IT'S ALL ABOUT EVE AN ARTIST STATEMENT WRITTEN BY EMMA BEER
Have you seen the film, All About Eve, the one with Bette Davis in it? Where she is an ambitious ingénue in a man’s world? It shows the limits and extremes that one woman chooses to undergo for recognition. Her actions are distasteful, but it’s a such a fabulous performance that somehow you like her anyway.
My father’s mother’s name was Evelyn. I loved that woman –I would sing to her, forever wasn’t long enough for me, at her request. A memory that I will treasure always.
Maybe It’s All About Eve is a reference to Adam and Eve in the Garden of Earthly Delights?
I pay homage to Yves Klein, yet I’ve feminised his name in an intentionally cheeky manner, as I quietly challenge gender stereotypes and roles. Or am I just being a smart ass?
When making these paintings or more specifically when I think about making these paintings, I can’t help but suck in the same air that Yves Klein exhaled when investigating the Void. I think about two things; raw material and pure sensibility.
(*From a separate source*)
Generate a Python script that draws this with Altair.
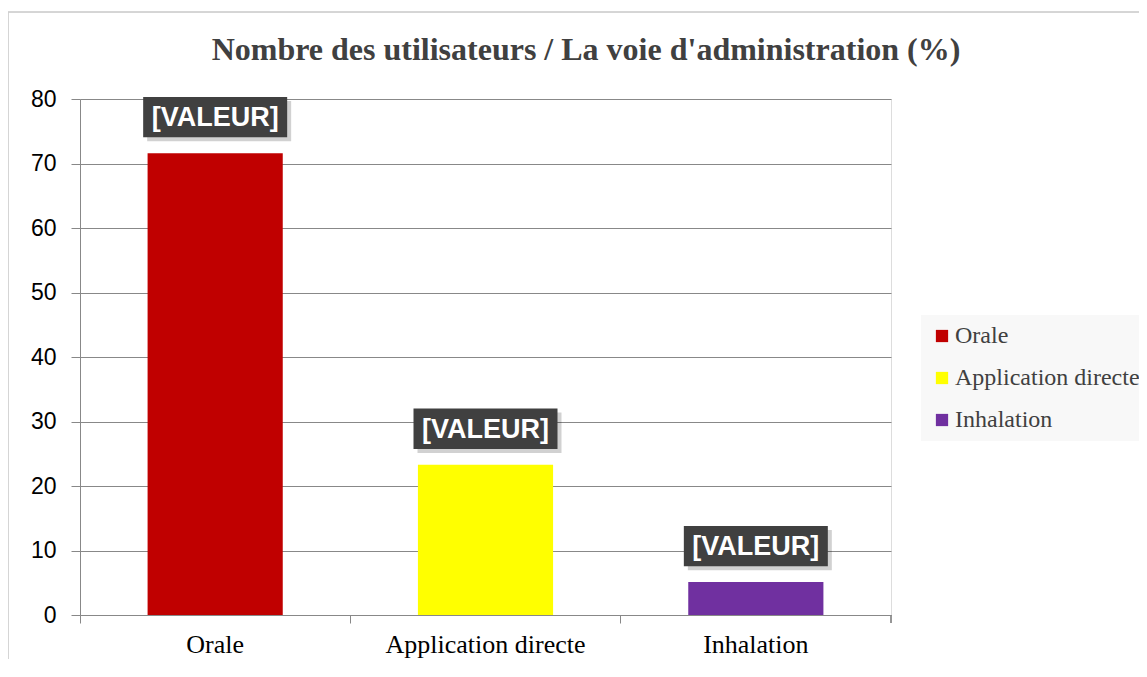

I need raw material for is its power to literalise my process and simplify the construction of the painting.
Pure sensibility is something I strive for in the studio. I mean slowing down the digestion of the image and really just looking at what I see and perhaps even letting myself feel it too. It manifests in my paintings through intuition, responsiveness, sensitivity, awareness and delicate discernment between raw material states. These paintings offer possibilities rather than conclusion.
This all seems very serious, but most of the time it’s not.
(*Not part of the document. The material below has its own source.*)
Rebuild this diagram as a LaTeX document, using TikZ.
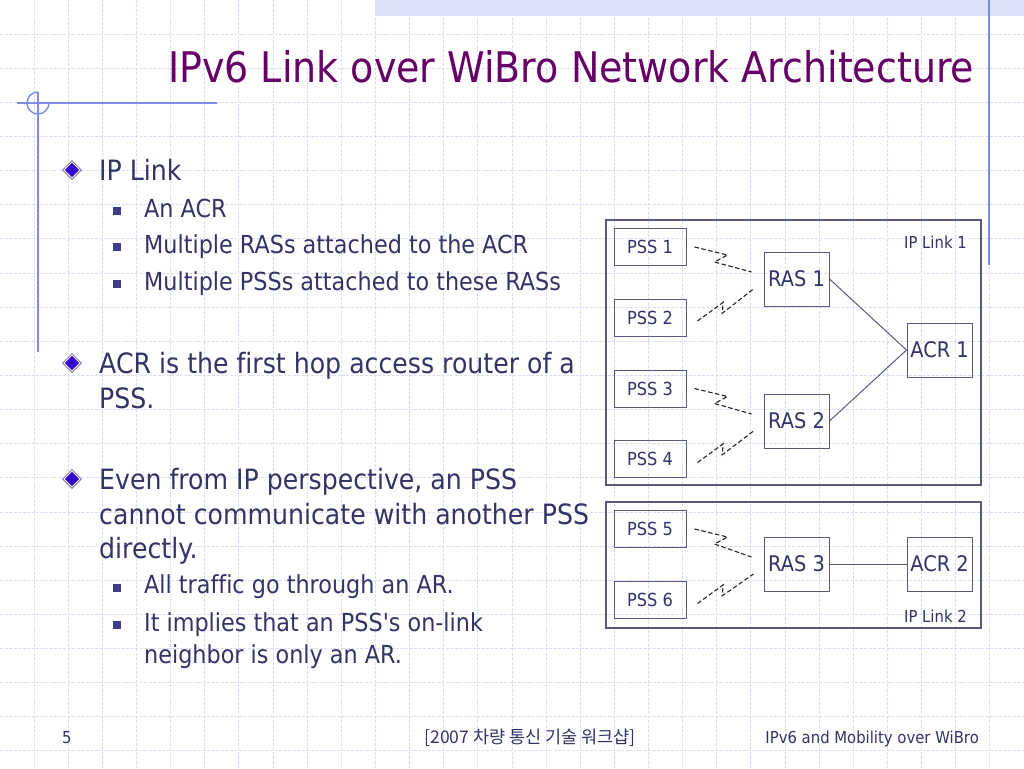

Sometimes I want to explain myself to me. Am I Eve? What is all of this really about? I think about making paintings all the time. I think about painting when I’m running up the ridge, when my lungs are pushed to the limits of their capacity and I don’t even register the ideas because I’m thinking of something else. I make paintings in my head when I swim, when I close my eyes in the shower in the morning, even while I’m fucking. I make more paintings in my head each day than I would in an entire year. But I guess I think about swimming or fucking when I’m painting, so go figure.
When I think it’s mostly about the act of painting, what it feels like to make a painting. What temperature is it going to be next time I’m in the studio? Will that make for some fast painting? What mood will I be in? How long will I be there for? Will I leave feeling better or worse than before? How much can I reduce or deduct before there is nothing? Nothing is Nothing. Everything is something.
What appears at first glance to be a simple image through contemplation reveals a more complex engagement with pictorial space – a slow release.